Below are six tips we’ve pulled from various interviews that best represent how he’s become such an accomplished multihyphenate and what he does to maintain that success.
Play Dungeons & Dragons
Favreau is one of the self-proclaimed nerd filmmakers. He grew up on comic books and role-playing games, and while the former helped him with certain gigs it’s the latter that prepared him more for the actual work. He’s mentioned his history with Dungeons & Dragons in many interviews, but he really went deep on how that background has helped him as a filmmaker on a 2015 episode of The Tim Ferris Show. Below is a transcribed and edited excerpt from the interview, which you can hear in full here.
It encouraged a set of skills that is not that unlike filmmaking. You’re telling a story. And especially if you’re a Dungeon Master, you’re telling the story in a way where the people who are participating, who’ve signed on, are experiencing it in a very subjective way. There appears to be a level of spontaneity or free will — and there is, built into it — but you’re creating a context and a world and an experience that’s very specifically curated. You’re guaranteeing a sort of experience regardless of what they do within it. Watching movies, the illusion is that you’re subjectively experiencing the film as an individual and you are kind of making those decisions in a de facto way through the character that you’re following the film through. If a character in a film ever makes a decision that an audience doesn’t feel that they agree with, it changes the experience, it becomes like a horror movie — “don’t go in that room!” It becomes a very different type of experience.

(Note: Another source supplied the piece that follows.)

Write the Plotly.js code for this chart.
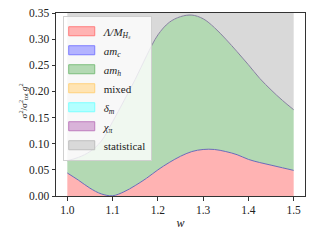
<!DOCTYPE html>
<html>
<head>
<meta charset="utf-8">
<script src="https://cdn.plot.ly/plotly-3.0.1.min.js"></script>
<style>html,body{margin:0;padding:0;background:#fff;}#chart{width:320px;height:240px;}</style>
</head>
<body>
<div id="chart"></div>
<script>
const w = [1.000,1.025,1.050,1.075,1.100,1.125,1.150,1.175,1.200,1.225,1.250,1.275,1.300,1.325,1.350,1.375,1.400,1.425,1.450,1.475,1.500];
const lambdaM = [0.044,0.030,0.015,0.004,0.0005,0.008,0.020,0.034,0.050,0.064,0.076,0.085,0.089,0.089,0.085,0.079,0.070,0.064,0.059,0.054,0.049];
const amC = [0,0,0,0,0,0,0,0,0,0,0,0,0,0,0,0,0,0,0,0,0];
const amH = [0.0235,0.044,0.070,0.101,0.1415,0.174,0.203,0.234,0.258,0.268,0.267,0.261,0.250,0.233,0.215,0.197,0.181,0.161,0.144,0.129,0.116];
const mixed = [0,0,0,0,0,0,0,0,0,0,0,0,0,0,0,0,0,0,0,0,0];
const deltaM = [0,0,0,0,0,0,0,0,0,0,0,0,0,0,0,0,0,0,0,0,0];
const chiPi = [0,0,0,0,0,0,0,0,0,0,0,0,0,0,0,0,0,0,0,0,0];
const statistical = [0.32,0.32,0.32,0.32,0.32,0.32,0.32,0.32,0.32,0.32,0.32,0.32,0.32,0.32,0.32,0.32,0.32,0.32,0.32,0.32,0.32];

const names = ['<i>Λ/M<sub>Hₛ</sub></i>','<i>am<sub>c</sub></i>','<i>am<sub>h</sub></i>','mixed','<i>δ<sub>m</sub></i>','<i>χ<sub>π</sub></i>','statistical'];
const series = [lambdaM, amC, amH, mixed, deltaM, chiPi, statistical];
const fills = ['rgb(255,179,179)','rgb(179,179,255)','rgb(179,217,179)','rgb(255,228,179)','rgb(179,255,255)','rgb(217,179,217)','rgb(217,217,217)'];
const edges = ['rgb(255,125,125)','rgb(125,125,255)','rgb(125,190,125)','rgb(255,210,125)','rgb(125,255,255)','rgb(190,125,190)','rgb(190,190,190)'];

const traces = series.map((s,i)=>({
  x: w, y: s, name: names[i], type:'scatter', mode:'lines',
  stackgroup:'one', fillcolor: fills[i],
  line:{width:0, shape:'spline', color: fills[i]}
}));

const cum1 = w.map((_,k)=>lambdaM[k]+amC[k]);
const cum2 = w.map((_,k)=>lambdaM[k]+amC[k]+amH[k]+mixed[k]+deltaM[k]+chiPi[k]);
traces.push({x:w, y:cum1, type:'scatter', mode:'lines', showlegend:false, hoverinfo:'skip',
  line:{width:1, shape:'spline', color:'#6a6ab8'}});
traces.push({x:w, y:cum2, type:'scatter', mode:'lines', showlegend:false, hoverinfo:'skip',
  line:{width:1, shape:'spline', color:'#85809f'}});

const fam = '"Times New Roman", "Liberation Serif", serif';
const layout = {
  width:320, height:240,
  margin:{l:56, r:15, t:13, b:44},
  paper_bgcolor:'#fff', plot_bgcolor:'#fff',
  font: {family:fam, size:11.5, color:'#222'},
  showlegend:true,
  legend:{x:0.027, y:0.985, xanchor:'left', yanchor:'top',
    bgcolor:'rgba(255,255,255,0.8)', bordercolor:'#d0d0d0', borderwidth:1,
    font:{family:fam, size:11, color:'#222'}, traceorder:'normal'},
  xaxis:{range:[0.975,1.525], dtick:0.1, tick0:1.0, tickformat:'.1f',
    showgrid:false, zeroline:false, showline:true, mirror:true, linecolor:'#333', linewidth:1,
    ticks:'outside', ticklen:3.5, tickcolor:'#333',
    title:{text:'<i>w</i>', font:{family:fam, size:12}, standoff:3}},
  yaxis:{range:[0,0.35], dtick:0.05, tickformat:'.2f',
    showgrid:false, zeroline:false, showline:true, mirror:true, linecolor:'#333', linewidth:1,
    ticks:'outside', ticklen:3.5, tickcolor:'#333'},
  annotations:[{text:'σ<sup>2</sup>/σ<sup>2</sup><sub>tot</sub> <i>g</i><sup>2</sup>', textangle:-90,
    xref:'paper', yref:'paper', x:-0.13, y:0.52, xanchor:'center', yanchor:'middle', showarrow:false,
    font:{family:fam, size:9, color:'#222'}}]
};
Plotly.newPlot('chart', traces, layout, {staticPlot:true, displayModeBar:false}).then(gd=>{
  gd.querySelectorAll('.legend .traces').forEach((g,i)=>{
    const f = g.querySelector('.legendfill path');
    if (f) {
      f.setAttribute('d','M5,-4.5h26v9h-26z');
      f.style.fill = fills[i];
      f.style.fillOpacity = '1';
      f.style.opacity = '1';
      f.style.stroke = edges[i];
      f.style.strokeWidth = '1px';
    }
    g.querySelectorAll('.legendlines path').forEach(p=>p.style.display='none');
  });
});
</script>
</body>
</html>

Elsewhere, Favreau recognizes that it was Dungeons & Dragons for him, but there are similar things out there, especially now, that can do the same trick. Here’s what he told The Sydney Morning Herald this month about his D&D past and what he did next that was sort of the subsequent step on the bridge toward making movies:
“The skills you come up with through role playing — now kids are doing it more online with computer games — you’re opening your mind up to new worlds,” he says. “Back when I used to play, you just had dice and a pencil and paper and your imagination so you were building worlds and building characters.

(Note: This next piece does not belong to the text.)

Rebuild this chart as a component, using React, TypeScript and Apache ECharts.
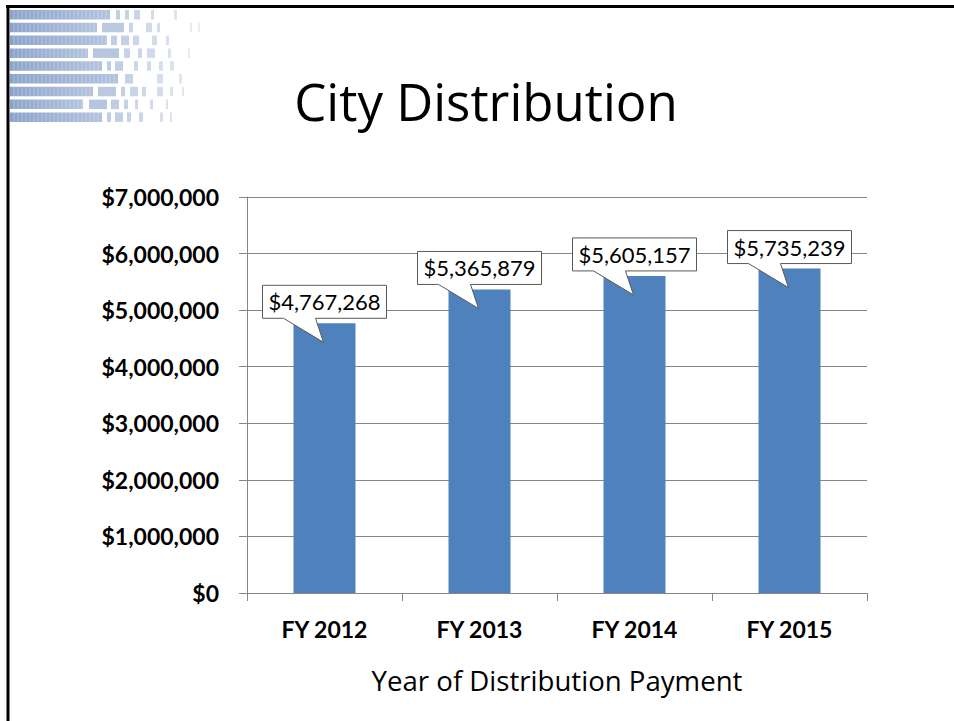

“Then I did improvisation in Chicago which was related in a way where you were creating stuff with your imagination and really storytelling comes down to that same skill set.”

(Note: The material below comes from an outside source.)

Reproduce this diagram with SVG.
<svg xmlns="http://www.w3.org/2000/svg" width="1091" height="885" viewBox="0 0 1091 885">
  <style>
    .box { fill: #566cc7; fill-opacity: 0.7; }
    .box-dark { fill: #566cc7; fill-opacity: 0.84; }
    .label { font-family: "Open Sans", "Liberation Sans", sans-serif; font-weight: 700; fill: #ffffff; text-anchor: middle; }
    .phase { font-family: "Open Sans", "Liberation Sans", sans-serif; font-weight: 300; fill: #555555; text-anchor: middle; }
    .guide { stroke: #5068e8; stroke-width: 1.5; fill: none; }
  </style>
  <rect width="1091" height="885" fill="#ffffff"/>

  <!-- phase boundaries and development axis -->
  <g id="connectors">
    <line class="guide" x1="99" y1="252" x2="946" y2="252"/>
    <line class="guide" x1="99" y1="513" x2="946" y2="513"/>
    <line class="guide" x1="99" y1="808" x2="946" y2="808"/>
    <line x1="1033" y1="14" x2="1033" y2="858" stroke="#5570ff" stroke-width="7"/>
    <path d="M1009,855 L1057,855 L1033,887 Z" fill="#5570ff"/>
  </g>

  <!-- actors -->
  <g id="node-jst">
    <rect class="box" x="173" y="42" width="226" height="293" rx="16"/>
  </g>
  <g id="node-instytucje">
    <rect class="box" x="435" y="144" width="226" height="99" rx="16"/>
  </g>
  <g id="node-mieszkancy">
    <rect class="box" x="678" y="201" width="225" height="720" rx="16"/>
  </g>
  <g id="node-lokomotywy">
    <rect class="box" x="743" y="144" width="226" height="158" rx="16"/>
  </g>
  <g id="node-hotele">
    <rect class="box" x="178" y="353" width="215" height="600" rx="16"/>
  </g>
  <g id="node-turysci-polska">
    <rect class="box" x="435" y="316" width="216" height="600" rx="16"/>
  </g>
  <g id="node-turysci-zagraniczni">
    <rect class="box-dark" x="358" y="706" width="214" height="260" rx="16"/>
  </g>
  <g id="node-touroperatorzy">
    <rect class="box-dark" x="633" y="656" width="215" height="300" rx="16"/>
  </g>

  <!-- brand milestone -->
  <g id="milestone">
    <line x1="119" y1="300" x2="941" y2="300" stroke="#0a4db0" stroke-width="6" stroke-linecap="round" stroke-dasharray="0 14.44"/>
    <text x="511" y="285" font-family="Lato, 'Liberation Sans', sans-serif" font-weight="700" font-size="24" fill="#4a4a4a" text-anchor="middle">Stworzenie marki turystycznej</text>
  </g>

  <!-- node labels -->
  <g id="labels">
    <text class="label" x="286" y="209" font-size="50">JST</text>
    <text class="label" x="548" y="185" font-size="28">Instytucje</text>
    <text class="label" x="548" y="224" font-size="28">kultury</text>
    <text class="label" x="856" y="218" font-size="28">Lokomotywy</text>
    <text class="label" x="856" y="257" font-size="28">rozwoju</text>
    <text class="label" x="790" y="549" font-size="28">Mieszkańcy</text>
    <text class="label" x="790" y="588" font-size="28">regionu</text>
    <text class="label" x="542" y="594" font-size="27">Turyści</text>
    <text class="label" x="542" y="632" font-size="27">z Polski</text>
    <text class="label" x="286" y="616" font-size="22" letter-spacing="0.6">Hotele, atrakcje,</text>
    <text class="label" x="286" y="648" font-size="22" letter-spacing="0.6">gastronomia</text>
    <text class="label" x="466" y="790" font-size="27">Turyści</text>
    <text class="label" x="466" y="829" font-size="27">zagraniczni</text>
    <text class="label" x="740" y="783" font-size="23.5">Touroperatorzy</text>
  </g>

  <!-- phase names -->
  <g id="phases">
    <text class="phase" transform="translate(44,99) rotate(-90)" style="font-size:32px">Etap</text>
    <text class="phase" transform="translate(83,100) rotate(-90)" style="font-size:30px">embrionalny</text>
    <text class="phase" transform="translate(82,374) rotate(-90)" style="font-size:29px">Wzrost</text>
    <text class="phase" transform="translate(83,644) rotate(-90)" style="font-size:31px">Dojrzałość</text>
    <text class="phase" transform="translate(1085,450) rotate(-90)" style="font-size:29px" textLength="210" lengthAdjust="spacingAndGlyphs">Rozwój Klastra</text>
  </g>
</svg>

Give Audiences a Mix of Familiar and Unfamiliar
Favreau has made some personal (though not necessarily autobiographical) movies, but he’s becoming better known for his work on projects with built-in audiences. There are his two Iron Man installments, the lesser-known-comic adaptation Cowboys & Aliens, the children’s book adaptation Zathura and now the Jungle Book remake. And these sorts of movies can be tricky in the way they have to be faithful but also not just rehashes in a new medium. Here’s another quote from The Sydney Morning Herald:
The balancing act – and other filmmakers of my generation are dealing with similar issues because they’re sometimes rebooting, remaking, making sequels to established franchises – is you have to understand, and you have to be sensitive to, what the expectations might be and do something both expected and unexpected at the same time.
He also spoke on the matter to ABC News at the new movie’s premiere, more specifically addressing The Jungle Book and remakes:
“I think there’s always…some trepidation,” he explains, “because you don’t want to…disappoint people who have grown up watching the original film. And so you want to honor the original — but…if you just remake the original, there are no surprises. And I think people, you’re asking people to go to the movie theater and buy a ticket, you gotta give ’em what they want, but you gotta surprise ’em with something new, too.”